■ WHAT THE EXERCISE ASKS: Copy the lines below as they are; omit the images they contain.

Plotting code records

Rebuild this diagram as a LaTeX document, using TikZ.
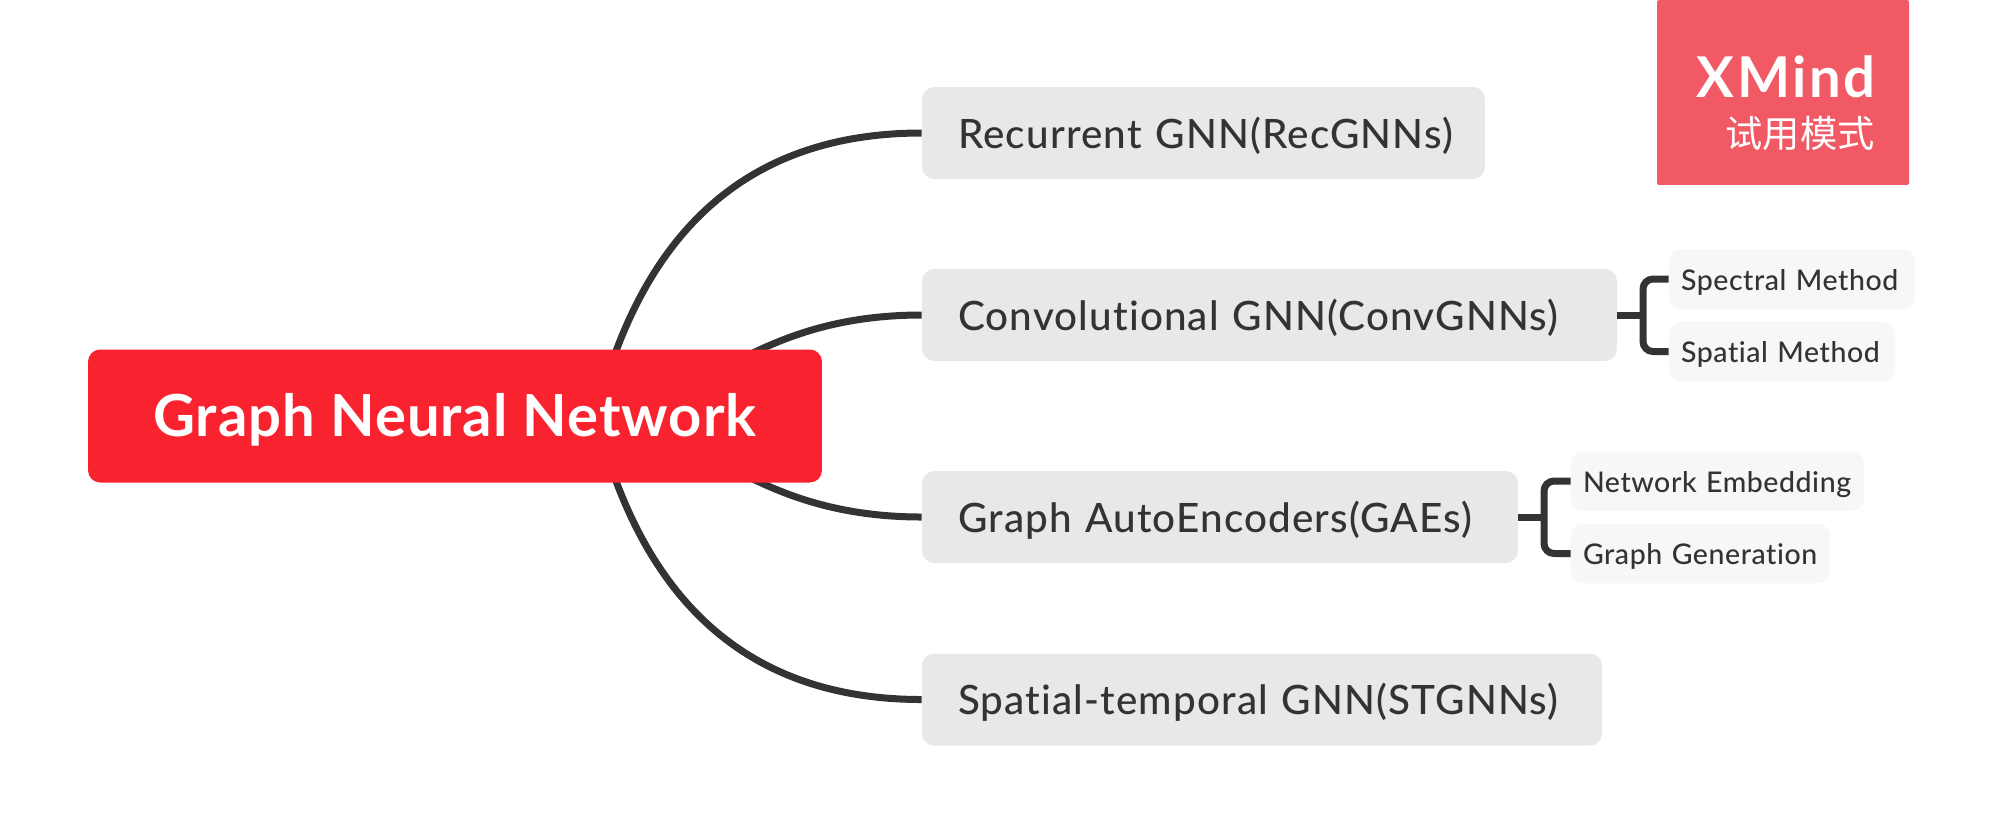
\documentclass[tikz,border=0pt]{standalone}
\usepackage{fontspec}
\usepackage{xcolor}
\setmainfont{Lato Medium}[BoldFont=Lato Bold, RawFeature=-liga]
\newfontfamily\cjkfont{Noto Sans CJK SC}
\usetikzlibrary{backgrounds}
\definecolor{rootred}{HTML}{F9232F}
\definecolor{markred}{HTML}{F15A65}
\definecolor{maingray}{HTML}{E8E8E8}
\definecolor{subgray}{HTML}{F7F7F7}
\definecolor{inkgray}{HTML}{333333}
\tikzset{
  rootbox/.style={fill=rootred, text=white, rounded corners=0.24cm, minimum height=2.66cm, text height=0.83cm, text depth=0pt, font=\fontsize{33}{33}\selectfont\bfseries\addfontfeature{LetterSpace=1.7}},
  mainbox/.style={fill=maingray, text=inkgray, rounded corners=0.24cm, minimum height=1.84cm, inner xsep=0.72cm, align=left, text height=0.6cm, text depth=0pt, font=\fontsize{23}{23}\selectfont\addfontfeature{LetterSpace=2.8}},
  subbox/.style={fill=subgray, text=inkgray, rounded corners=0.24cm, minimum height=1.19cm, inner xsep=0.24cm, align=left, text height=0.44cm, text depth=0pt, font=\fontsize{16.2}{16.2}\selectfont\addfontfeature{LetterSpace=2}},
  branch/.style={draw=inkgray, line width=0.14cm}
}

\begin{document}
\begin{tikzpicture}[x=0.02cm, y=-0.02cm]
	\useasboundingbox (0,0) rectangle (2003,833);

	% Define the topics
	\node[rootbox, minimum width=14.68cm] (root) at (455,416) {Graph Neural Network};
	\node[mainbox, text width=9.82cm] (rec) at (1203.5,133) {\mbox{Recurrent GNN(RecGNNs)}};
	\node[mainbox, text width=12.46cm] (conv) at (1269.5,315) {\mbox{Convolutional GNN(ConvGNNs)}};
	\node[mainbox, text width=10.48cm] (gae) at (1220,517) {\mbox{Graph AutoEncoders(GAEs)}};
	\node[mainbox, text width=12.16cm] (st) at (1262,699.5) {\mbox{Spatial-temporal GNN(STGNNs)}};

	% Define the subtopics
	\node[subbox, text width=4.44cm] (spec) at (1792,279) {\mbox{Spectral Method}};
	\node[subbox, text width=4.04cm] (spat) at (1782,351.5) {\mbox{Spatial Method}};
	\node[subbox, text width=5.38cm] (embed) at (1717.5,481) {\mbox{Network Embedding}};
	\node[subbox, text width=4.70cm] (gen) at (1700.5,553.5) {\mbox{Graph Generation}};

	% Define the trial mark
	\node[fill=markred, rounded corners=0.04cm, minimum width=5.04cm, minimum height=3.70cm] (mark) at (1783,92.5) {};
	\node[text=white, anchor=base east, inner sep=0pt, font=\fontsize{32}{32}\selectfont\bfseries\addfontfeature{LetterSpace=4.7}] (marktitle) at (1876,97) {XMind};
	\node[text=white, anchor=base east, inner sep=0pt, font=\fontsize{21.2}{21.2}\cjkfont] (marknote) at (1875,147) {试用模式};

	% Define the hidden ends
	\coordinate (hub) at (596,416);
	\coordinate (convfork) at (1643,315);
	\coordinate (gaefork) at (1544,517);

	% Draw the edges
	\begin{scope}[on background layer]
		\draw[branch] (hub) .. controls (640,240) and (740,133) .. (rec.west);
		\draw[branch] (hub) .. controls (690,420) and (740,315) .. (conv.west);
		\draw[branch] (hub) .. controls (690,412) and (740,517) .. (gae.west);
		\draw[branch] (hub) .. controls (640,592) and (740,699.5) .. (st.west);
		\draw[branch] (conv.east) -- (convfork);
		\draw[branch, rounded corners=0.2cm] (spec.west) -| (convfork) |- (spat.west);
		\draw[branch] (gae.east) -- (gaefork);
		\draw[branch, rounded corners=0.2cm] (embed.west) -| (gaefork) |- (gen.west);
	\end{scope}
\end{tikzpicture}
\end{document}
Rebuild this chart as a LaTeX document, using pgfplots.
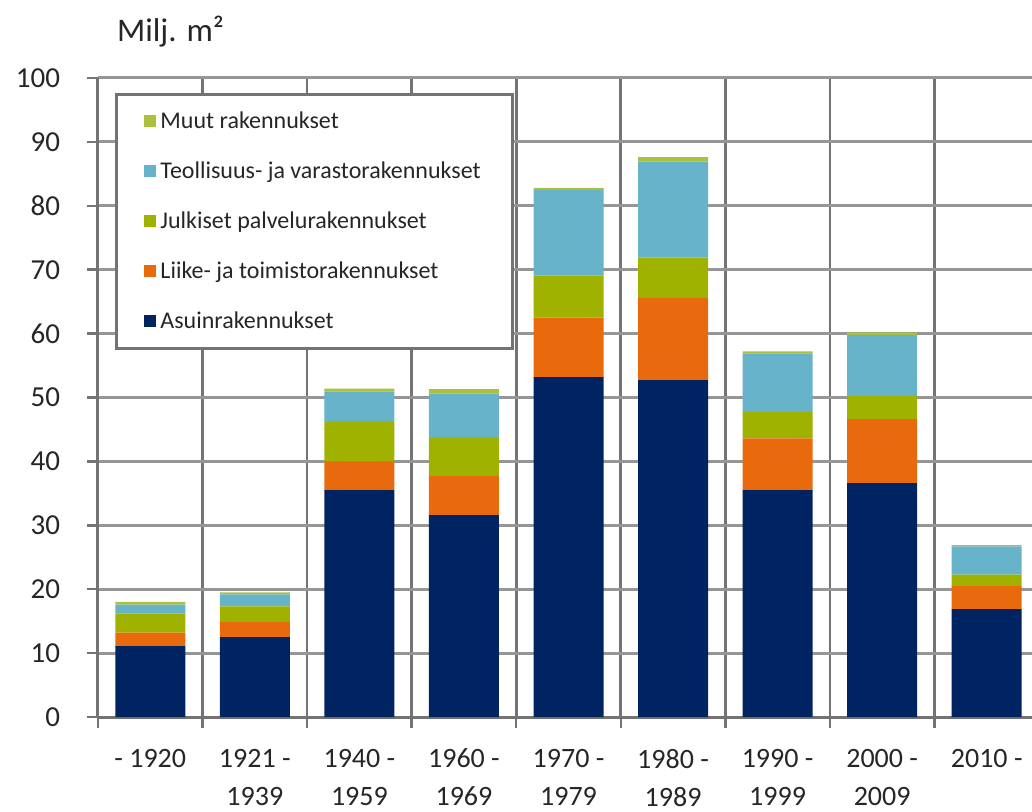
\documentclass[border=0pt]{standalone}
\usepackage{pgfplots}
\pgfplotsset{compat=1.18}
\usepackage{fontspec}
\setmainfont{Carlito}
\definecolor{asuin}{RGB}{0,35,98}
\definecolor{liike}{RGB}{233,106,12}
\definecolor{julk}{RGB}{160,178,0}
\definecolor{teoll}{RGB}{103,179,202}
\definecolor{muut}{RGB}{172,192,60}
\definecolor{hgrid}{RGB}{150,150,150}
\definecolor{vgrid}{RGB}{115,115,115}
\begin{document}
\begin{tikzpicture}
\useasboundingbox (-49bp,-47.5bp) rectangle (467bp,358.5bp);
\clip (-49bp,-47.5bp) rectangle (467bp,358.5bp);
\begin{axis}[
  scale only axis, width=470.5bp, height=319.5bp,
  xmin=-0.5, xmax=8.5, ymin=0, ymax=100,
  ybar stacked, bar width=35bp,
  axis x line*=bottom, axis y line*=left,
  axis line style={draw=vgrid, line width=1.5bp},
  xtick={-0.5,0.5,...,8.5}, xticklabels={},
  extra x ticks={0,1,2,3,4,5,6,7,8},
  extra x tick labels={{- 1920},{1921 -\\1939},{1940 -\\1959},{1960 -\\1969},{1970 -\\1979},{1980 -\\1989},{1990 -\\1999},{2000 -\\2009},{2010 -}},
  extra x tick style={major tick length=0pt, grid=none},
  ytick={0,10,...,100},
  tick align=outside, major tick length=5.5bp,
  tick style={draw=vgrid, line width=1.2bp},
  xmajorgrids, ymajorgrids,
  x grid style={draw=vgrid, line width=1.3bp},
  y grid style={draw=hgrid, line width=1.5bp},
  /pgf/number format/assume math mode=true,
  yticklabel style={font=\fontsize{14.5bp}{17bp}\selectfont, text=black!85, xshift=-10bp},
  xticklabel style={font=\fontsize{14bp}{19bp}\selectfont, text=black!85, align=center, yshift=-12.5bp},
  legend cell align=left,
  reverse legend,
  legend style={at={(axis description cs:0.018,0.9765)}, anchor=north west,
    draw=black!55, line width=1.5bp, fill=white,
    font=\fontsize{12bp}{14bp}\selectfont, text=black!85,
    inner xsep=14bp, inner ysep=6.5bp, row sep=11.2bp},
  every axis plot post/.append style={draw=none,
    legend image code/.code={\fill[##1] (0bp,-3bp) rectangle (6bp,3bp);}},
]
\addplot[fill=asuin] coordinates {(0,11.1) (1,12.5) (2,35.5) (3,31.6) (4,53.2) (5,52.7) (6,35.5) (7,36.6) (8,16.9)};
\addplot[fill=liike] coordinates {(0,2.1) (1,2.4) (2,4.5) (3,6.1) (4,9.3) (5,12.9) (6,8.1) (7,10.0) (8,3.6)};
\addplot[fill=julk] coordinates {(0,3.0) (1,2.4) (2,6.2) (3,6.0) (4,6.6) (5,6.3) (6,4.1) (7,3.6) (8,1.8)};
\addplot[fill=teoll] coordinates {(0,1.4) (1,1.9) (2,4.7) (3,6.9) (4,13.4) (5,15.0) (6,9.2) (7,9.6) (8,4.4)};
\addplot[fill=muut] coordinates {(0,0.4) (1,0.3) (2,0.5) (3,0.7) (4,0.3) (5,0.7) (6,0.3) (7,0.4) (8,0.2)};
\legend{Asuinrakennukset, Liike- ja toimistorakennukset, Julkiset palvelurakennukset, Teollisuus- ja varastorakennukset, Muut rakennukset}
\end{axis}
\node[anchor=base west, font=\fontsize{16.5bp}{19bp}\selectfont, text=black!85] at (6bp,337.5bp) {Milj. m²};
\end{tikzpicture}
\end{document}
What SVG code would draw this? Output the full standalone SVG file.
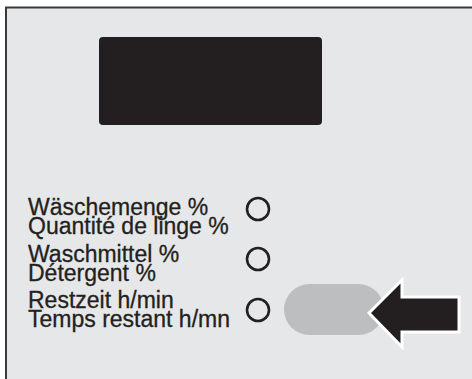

■ SOLUTION FOR THIS EXERCISE:
Rebuild this diagram as a LaTeX document, using TikZ.
\documentclass[tikz,border=0pt]{standalone}
\usepackage{fontspec}
\usepackage{xcolor}
\setmainfont{Lato Medium}[BoldFont=Lato Bold, RawFeature=-liga]
\newfontfamily\cjkfont{Noto Sans CJK SC}
\usetikzlibrary{backgrounds}
\definecolor{rootred}{HTML}{F9232F}
\definecolor{markred}{HTML}{F15A65}
\definecolor{maingray}{HTML}{E8E8E8}
\definecolor{subgray}{HTML}{F7F7F7}
\definecolor{inkgray}{HTML}{333333}
\tikzset{
  rootbox/.style={fill=rootred, text=white, rounded corners=0.24cm, minimum height=2.66cm, text height=0.83cm, text depth=0pt, font=\fontsize{33}{33}\selectfont\bfseries\addfontfeature{LetterSpace=1.7}},
  mainbox/.style={fill=maingray, text=inkgray, rounded corners=0.24cm, minimum height=1.84cm, inner xsep=0.72cm, align=left, text height=0.6cm, text depth=0pt, font=\fontsize{23}{23}\selectfont\addfontfeature{LetterSpace=2.8}},
  subbox/.style={fill=subgray, text=inkgray, rounded corners=0.24cm, minimum height=1.19cm, inner xsep=0.24cm, align=left, text height=0.44cm, text depth=0pt, font=\fontsize{16.2}{16.2}\selectfont\addfontfeature{LetterSpace=2}},
  branch/.style={draw=inkgray, line width=0.14cm}
}

\begin{document}
\begin{tikzpicture}[x=0.02cm, y=-0.02cm]
	\useasboundingbox (0,0) rectangle (2003,833);

	% Define the topics
	\node[rootbox, minimum width=14.68cm] (root) at (455,416) {Graph Neural Network};
	\node[mainbox, text width=9.82cm] (rec) at (1203.5,133) {\mbox{Recurrent GNN(RecGNNs)}};
	\node[mainbox, text width=12.46cm] (conv) at (1269.5,315) {\mbox{Convolutional GNN(ConvGNNs)}};
	\node[mainbox, text width=10.48cm] (gae) at (1220,517) {\mbox{Graph AutoEncoders(GAEs)}};
	\node[mainbox, text width=12.16cm] (st) at (1262,699.5) {\mbox{Spatial-temporal GNN(STGNNs)}};

	% Define the subtopics
	\node[subbox, text width=4.44cm] (spec) at (1792,279) {\mbox{Spectral Method}};
	\node[subbox, text width=4.04cm] (spat) at (1782,351.5) {\mbox{Spatial Method}};
	\node[subbox, text width=5.38cm] (embed) at (1717.5,481) {\mbox{Network Embedding}};
	\node[subbox, text width=4.70cm] (gen) at (1700.5,553.5) {\mbox{Graph Generation}};

	% Define the trial mark
	\node[fill=markred, rounded corners=0.04cm, minimum width=5.04cm, minimum height=3.70cm] (mark) at (1783,92.5) {};
	\node[text=white, anchor=base east, inner sep=0pt, font=\fontsize{32}{32}\selectfont\bfseries\addfontfeature{LetterSpace=4.7}] (marktitle) at (1876,97) {XMind};
	\node[text=white, anchor=base east, inner sep=0pt, font=\fontsize{21.2}{21.2}\cjkfont] (marknote) at (1875,147) {试用模式};

	% Define the hidden ends
	\coordinate (hub) at (596,416);
	\coordinate (convfork) at (1643,315);
	\coordinate (gaefork) at (1544,517);

	% Draw the edges
	\begin{scope}[on background layer]
		\draw[branch] (hub) .. controls (640,240) and (740,133) .. (rec.west);
		\draw[branch] (hub) .. controls (690,420) and (740,315) .. (conv.west);
		\draw[branch] (hub) .. controls (690,412) and (740,517) .. (gae.west);
		\draw[branch] (hub) .. controls (640,592) and (740,699.5) .. (st.west);
		\draw[branch] (conv.east) -- (convfork);
		\draw[branch, rounded corners=0.2cm] (spec.west) -| (convfork) |- (spat.west);
		\draw[branch] (gae.east) -- (gaefork);
		\draw[branch, rounded corners=0.2cm] (embed.west) -| (gaefork) |- (gen.west);
	\end{scope}
\end{tikzpicture}
\end{document}
Rebuild this chart as a LaTeX document, using pgfplots.
\documentclass[border=0pt]{standalone}
\usepackage{pgfplots}
\pgfplotsset{compat=1.18}
\usepackage{fontspec}
\setmainfont{Carlito}
\definecolor{asuin}{RGB}{0,35,98}
\definecolor{liike}{RGB}{233,106,12}
\definecolor{julk}{RGB}{160,178,0}
\definecolor{teoll}{RGB}{103,179,202}
\definecolor{muut}{RGB}{172,192,60}
\definecolor{hgrid}{RGB}{150,150,150}
\definecolor{vgrid}{RGB}{115,115,115}
\begin{document}
\begin{tikzpicture}
\useasboundingbox (-49bp,-47.5bp) rectangle (467bp,358.5bp);
\clip (-49bp,-47.5bp) rectangle (467bp,358.5bp);
\begin{axis}[
  scale only axis, width=470.5bp, height=319.5bp,
  xmin=-0.5, xmax=8.5, ymin=0, ymax=100,
  ybar stacked, bar width=35bp,
  axis x line*=bottom, axis y line*=left,
  axis line style={draw=vgrid, line width=1.5bp},
  xtick={-0.5,0.5,...,8.5}, xticklabels={},
  extra x ticks={0,1,2,3,4,5,6,7,8},
  extra x tick labels={{- 1920},{1921 -\\1939},{1940 -\\1959},{1960 -\\1969},{1970 -\\1979},{1980 -\\1989},{1990 -\\1999},{2000 -\\2009},{2010 -}},
  extra x tick style={major tick length=0pt, grid=none},
  ytick={0,10,...,100},
  tick align=outside, major tick length=5.5bp,
  tick style={draw=vgrid, line width=1.2bp},
  xmajorgrids, ymajorgrids,
  x grid style={draw=vgrid, line width=1.3bp},
  y grid style={draw=hgrid, line width=1.5bp},
  /pgf/number format/assume math mode=true,
  yticklabel style={font=\fontsize{14.5bp}{17bp}\selectfont, text=black!85, xshift=-10bp},
  xticklabel style={font=\fontsize{14bp}{19bp}\selectfont, text=black!85, align=center, yshift=-12.5bp},
  legend cell align=left,
  reverse legend,
  legend style={at={(axis description cs:0.018,0.9765)}, anchor=north west,
    draw=black!55, line width=1.5bp, fill=white,
    font=\fontsize{12bp}{14bp}\selectfont, text=black!85,
    inner xsep=14bp, inner ysep=6.5bp, row sep=11.2bp},
  every axis plot post/.append style={draw=none,
    legend image code/.code={\fill[##1] (0bp,-3bp) rectangle (6bp,3bp);}},
]
\addplot[fill=asuin] coordinates {(0,11.1) (1,12.5) (2,35.5) (3,31.6) (4,53.2) (5,52.7) (6,35.5) (7,36.6) (8,16.9)};
\addplot[fill=liike] coordinates {(0,2.1) (1,2.4) (2,4.5) (3,6.1) (4,9.3) (5,12.9) (6,8.1) (7,10.0) (8,3.6)};
\addplot[fill=julk] coordinates {(0,3.0) (1,2.4) (2,6.2) (3,6.0) (4,6.6) (5,6.3) (6,4.1) (7,3.6) (8,1.8)};
\addplot[fill=teoll] coordinates {(0,1.4) (1,1.9) (2,4.7) (3,6.9) (4,13.4) (5,15.0) (6,9.2) (7,9.6) (8,4.4)};
\addplot[fill=muut] coordinates {(0,0.4) (1,0.3) (2,0.5) (3,0.7) (4,0.3) (5,0.7) (6,0.3) (7,0.4) (8,0.2)};
\legend{Asuinrakennukset, Liike- ja toimistorakennukset, Julkiset palvelurakennukset, Teollisuus- ja varastorakennukset, Muut rakennukset}
\end{axis}
\node[anchor=base west, font=\fontsize{16.5bp}{19bp}\selectfont, text=black!85] at (6bp,337.5bp) {Milj. m²};
\end{tikzpicture}
\end{document}
What SVG code would draw this? Output the full standalone SVG file.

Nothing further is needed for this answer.